- _SET TASK_
Give back exactly the lines running from the line that holds "Emit a Python" through the line that holds "yticks = [0, 20, 40, 60, 80, 100]", ends included, and no other lines.

- _DATA PROVIDED_

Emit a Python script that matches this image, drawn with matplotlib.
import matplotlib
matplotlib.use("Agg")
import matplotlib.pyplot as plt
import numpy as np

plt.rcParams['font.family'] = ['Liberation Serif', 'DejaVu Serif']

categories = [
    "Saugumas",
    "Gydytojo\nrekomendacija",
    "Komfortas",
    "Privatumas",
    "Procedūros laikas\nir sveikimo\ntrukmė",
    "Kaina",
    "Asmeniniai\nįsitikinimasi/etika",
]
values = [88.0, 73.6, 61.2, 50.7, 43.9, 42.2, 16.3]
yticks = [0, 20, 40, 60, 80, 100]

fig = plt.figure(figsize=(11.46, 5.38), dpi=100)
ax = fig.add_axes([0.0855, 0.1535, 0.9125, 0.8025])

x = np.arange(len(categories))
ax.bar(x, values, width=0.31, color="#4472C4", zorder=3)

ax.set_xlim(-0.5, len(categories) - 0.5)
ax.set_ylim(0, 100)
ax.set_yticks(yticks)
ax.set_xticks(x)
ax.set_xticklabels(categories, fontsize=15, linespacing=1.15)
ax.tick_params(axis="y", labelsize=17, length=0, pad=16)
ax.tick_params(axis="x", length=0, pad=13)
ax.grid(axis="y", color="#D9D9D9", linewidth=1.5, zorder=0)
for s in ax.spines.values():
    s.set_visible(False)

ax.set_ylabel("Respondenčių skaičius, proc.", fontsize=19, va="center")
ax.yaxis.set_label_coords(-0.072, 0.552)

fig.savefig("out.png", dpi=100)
==
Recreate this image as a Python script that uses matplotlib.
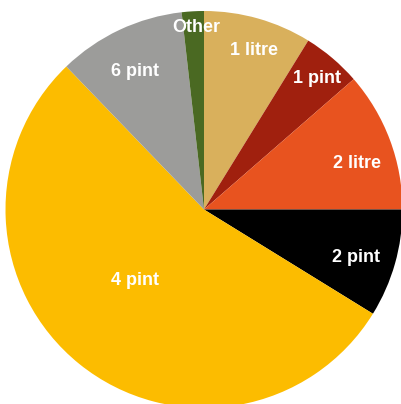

- _WRITTEN ANSWER_
Emit a Python script that matches this image, drawn with matplotlib.
import matplotlib
matplotlib.use("Agg")
import matplotlib.pyplot as plt
import numpy as np

plt.rcParams['font.family'] = ['Liberation Serif', 'DejaVu Serif']

categories = [
    "Saugumas",
    "Gydytojo\nrekomendacija",
    "Komfortas",
    "Privatumas",
    "Procedūros laikas\nir sveikimo\ntrukmė",
    "Kaina",
    "Asmeniniai\nįsitikinimasi/etika",
]
values = [88.0, 73.6, 61.2, 50.7, 43.9, 42.2, 16.3]
yticks = [0, 20, 40, 60, 80, 100]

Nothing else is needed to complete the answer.